- _Records shown_
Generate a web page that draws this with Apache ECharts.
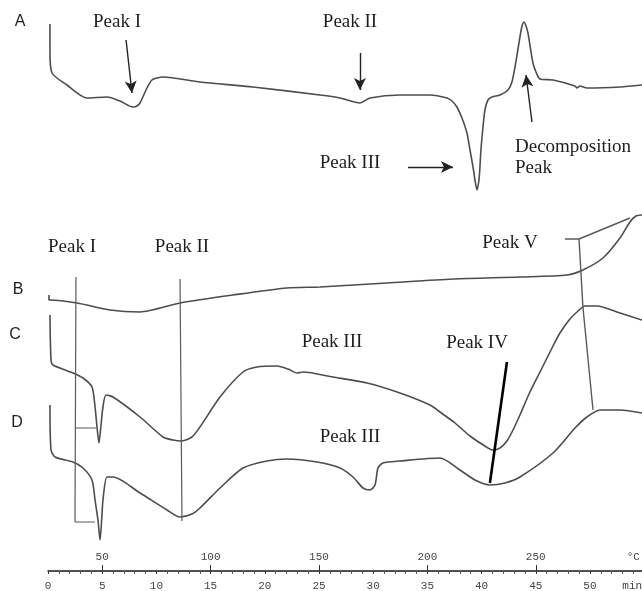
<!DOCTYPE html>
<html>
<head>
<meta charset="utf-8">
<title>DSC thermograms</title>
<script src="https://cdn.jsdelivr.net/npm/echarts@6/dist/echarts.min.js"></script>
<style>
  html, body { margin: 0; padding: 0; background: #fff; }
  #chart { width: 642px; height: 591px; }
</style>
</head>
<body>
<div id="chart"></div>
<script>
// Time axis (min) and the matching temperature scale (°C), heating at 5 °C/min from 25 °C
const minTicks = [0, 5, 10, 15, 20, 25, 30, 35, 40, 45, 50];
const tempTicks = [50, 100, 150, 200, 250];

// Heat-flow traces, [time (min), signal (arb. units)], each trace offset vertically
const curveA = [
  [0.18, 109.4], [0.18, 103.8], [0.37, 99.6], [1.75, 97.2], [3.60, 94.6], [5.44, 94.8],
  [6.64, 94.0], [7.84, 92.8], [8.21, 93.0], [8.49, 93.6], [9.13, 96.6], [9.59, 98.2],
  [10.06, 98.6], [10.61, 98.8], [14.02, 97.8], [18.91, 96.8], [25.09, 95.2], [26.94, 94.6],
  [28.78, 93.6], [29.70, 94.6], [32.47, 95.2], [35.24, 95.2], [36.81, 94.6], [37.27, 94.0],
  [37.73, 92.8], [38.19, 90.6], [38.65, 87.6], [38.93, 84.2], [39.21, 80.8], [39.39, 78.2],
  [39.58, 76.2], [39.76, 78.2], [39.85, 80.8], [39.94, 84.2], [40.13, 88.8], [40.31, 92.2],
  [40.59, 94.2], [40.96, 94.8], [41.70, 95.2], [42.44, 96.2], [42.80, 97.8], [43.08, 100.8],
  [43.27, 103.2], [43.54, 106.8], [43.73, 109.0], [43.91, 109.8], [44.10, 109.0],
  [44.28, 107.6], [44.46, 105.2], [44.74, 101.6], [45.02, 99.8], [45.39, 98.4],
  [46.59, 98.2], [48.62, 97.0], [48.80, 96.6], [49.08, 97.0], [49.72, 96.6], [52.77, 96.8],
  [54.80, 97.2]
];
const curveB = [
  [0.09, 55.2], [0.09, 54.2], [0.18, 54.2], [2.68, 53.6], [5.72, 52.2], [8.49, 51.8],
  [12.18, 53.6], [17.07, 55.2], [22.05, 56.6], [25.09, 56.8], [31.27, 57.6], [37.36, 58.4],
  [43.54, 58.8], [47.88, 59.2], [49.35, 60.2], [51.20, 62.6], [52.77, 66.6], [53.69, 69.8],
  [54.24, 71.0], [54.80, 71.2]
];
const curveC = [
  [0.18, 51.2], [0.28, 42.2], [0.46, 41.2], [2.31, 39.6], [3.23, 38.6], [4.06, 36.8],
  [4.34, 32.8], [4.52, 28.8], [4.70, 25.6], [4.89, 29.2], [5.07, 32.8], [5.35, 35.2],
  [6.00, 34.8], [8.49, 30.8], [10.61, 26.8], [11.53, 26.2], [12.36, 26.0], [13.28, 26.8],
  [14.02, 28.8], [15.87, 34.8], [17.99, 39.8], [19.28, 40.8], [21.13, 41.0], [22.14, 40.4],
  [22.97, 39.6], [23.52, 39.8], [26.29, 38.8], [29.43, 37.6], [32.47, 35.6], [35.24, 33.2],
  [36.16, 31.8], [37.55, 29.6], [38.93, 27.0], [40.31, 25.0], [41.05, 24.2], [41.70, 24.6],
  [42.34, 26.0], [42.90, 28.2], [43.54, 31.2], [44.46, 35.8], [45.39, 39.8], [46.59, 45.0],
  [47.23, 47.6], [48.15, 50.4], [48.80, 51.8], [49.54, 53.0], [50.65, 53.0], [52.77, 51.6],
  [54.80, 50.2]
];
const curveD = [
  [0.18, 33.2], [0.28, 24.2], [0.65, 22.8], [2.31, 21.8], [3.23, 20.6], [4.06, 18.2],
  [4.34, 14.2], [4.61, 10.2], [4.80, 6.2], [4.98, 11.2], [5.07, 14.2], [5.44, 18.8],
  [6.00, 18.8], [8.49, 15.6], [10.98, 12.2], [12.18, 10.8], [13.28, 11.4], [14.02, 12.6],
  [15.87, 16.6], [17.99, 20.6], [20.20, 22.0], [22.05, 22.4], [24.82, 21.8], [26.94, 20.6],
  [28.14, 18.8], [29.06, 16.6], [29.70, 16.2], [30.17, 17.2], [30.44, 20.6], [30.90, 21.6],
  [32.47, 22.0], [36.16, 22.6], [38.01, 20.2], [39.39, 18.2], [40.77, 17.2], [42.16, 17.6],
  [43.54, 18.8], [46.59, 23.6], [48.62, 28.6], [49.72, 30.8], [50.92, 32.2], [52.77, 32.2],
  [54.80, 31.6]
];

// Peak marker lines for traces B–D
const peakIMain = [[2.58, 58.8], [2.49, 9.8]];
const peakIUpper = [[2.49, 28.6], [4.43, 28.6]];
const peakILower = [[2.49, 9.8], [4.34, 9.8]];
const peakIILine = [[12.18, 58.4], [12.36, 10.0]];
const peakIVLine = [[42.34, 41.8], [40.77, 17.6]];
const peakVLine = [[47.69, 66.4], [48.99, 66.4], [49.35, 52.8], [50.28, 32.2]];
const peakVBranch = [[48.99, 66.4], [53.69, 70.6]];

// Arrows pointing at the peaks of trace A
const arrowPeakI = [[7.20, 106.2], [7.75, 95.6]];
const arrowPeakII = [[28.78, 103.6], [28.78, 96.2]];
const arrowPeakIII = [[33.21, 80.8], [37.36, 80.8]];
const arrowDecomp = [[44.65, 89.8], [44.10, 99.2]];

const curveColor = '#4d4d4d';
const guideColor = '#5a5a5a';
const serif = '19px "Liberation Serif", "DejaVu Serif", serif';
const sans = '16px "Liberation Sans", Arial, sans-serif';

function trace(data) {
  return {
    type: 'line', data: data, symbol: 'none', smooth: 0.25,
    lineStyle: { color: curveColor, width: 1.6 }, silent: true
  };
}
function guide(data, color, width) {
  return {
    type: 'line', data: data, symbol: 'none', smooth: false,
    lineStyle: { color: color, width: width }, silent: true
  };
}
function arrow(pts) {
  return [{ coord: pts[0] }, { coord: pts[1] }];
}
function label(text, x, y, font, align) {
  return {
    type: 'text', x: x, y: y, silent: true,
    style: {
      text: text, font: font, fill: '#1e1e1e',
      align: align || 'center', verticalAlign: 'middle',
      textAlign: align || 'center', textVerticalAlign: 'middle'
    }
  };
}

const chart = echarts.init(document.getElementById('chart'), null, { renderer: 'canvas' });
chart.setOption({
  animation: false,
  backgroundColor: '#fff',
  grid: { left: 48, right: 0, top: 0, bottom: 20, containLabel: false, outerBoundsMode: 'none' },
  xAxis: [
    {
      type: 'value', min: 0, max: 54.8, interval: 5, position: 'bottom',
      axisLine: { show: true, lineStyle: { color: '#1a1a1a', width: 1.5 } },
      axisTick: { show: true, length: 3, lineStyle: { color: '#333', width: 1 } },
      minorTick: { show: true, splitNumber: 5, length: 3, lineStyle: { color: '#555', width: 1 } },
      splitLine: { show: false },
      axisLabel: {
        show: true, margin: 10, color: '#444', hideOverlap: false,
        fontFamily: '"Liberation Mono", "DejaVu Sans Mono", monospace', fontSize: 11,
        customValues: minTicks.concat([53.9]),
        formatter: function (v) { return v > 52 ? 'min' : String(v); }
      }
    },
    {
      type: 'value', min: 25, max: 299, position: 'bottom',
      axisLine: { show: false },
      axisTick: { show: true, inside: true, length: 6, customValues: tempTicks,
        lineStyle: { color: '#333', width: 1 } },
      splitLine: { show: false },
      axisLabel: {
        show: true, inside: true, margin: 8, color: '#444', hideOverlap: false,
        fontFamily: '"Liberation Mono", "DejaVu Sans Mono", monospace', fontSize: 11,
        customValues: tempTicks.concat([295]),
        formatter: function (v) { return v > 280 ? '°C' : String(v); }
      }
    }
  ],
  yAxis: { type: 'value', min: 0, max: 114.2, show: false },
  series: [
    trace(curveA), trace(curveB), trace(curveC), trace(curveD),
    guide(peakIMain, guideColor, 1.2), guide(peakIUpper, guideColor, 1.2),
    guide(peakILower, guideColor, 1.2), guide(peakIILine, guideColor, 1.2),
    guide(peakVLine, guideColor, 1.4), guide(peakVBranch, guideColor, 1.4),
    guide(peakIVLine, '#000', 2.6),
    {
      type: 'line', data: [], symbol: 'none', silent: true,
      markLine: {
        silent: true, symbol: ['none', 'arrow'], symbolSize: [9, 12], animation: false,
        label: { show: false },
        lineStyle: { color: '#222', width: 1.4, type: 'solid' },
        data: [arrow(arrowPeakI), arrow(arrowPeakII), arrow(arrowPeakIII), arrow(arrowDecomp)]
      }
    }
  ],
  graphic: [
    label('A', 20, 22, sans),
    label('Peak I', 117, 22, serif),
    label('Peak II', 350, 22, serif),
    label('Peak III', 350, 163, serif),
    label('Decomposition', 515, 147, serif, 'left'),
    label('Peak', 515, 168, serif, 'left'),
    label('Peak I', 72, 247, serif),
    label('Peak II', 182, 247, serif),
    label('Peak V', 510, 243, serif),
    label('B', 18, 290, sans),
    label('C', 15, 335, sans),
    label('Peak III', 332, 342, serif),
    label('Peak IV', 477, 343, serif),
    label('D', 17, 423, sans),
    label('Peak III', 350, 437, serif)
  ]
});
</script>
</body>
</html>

...

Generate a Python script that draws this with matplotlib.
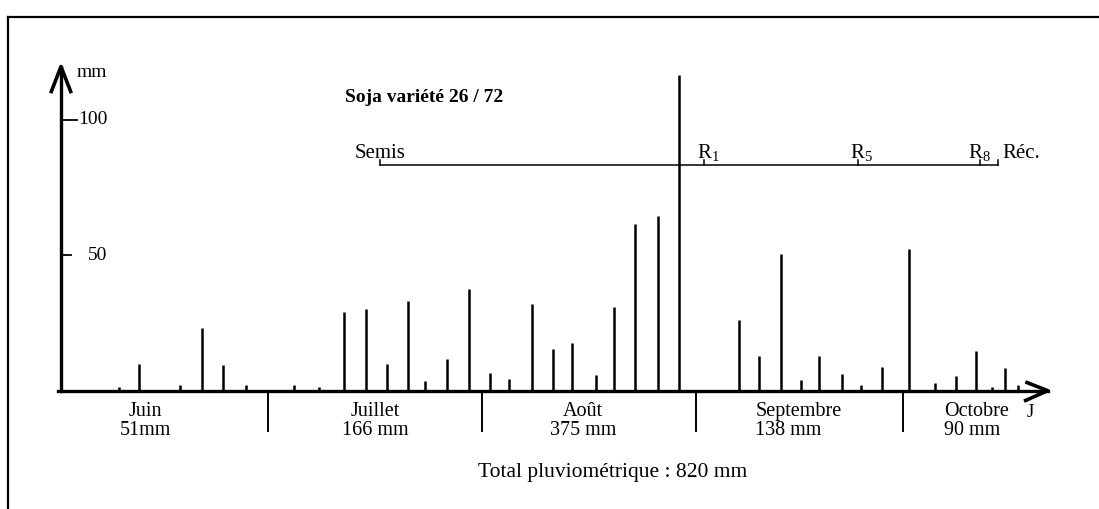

- _What you have to do_
Pictures are not part of the copy. Write out only the lines from the one containing "Generate a web" through the one containing "const tempTicks = [50, 100, 150, 200, 250];", exactly as they stand, both included.

- _Worked answer_
Generate a web page that draws this with Apache ECharts.
<!DOCTYPE html>
<html>
<head>
<meta charset="utf-8">
<title>DSC thermograms</title>
<script src="https://cdn.jsdelivr.net/npm/echarts@6/dist/echarts.min.js"></script>
<style>
  html, body { margin: 0; padding: 0; background: #fff; }
  #chart { width: 642px; height: 591px; }
</style>
</head>
<body>
<div id="chart"></div>
<script>
// Time axis (min) and the matching temperature scale (°C), heating at 5 °C/min from 25 °C
const minTicks = [0, 5, 10, 15, 20, 25, 30, 35, 40, 45, 50];
const tempTicks = [50, 100, 150, 200, 250];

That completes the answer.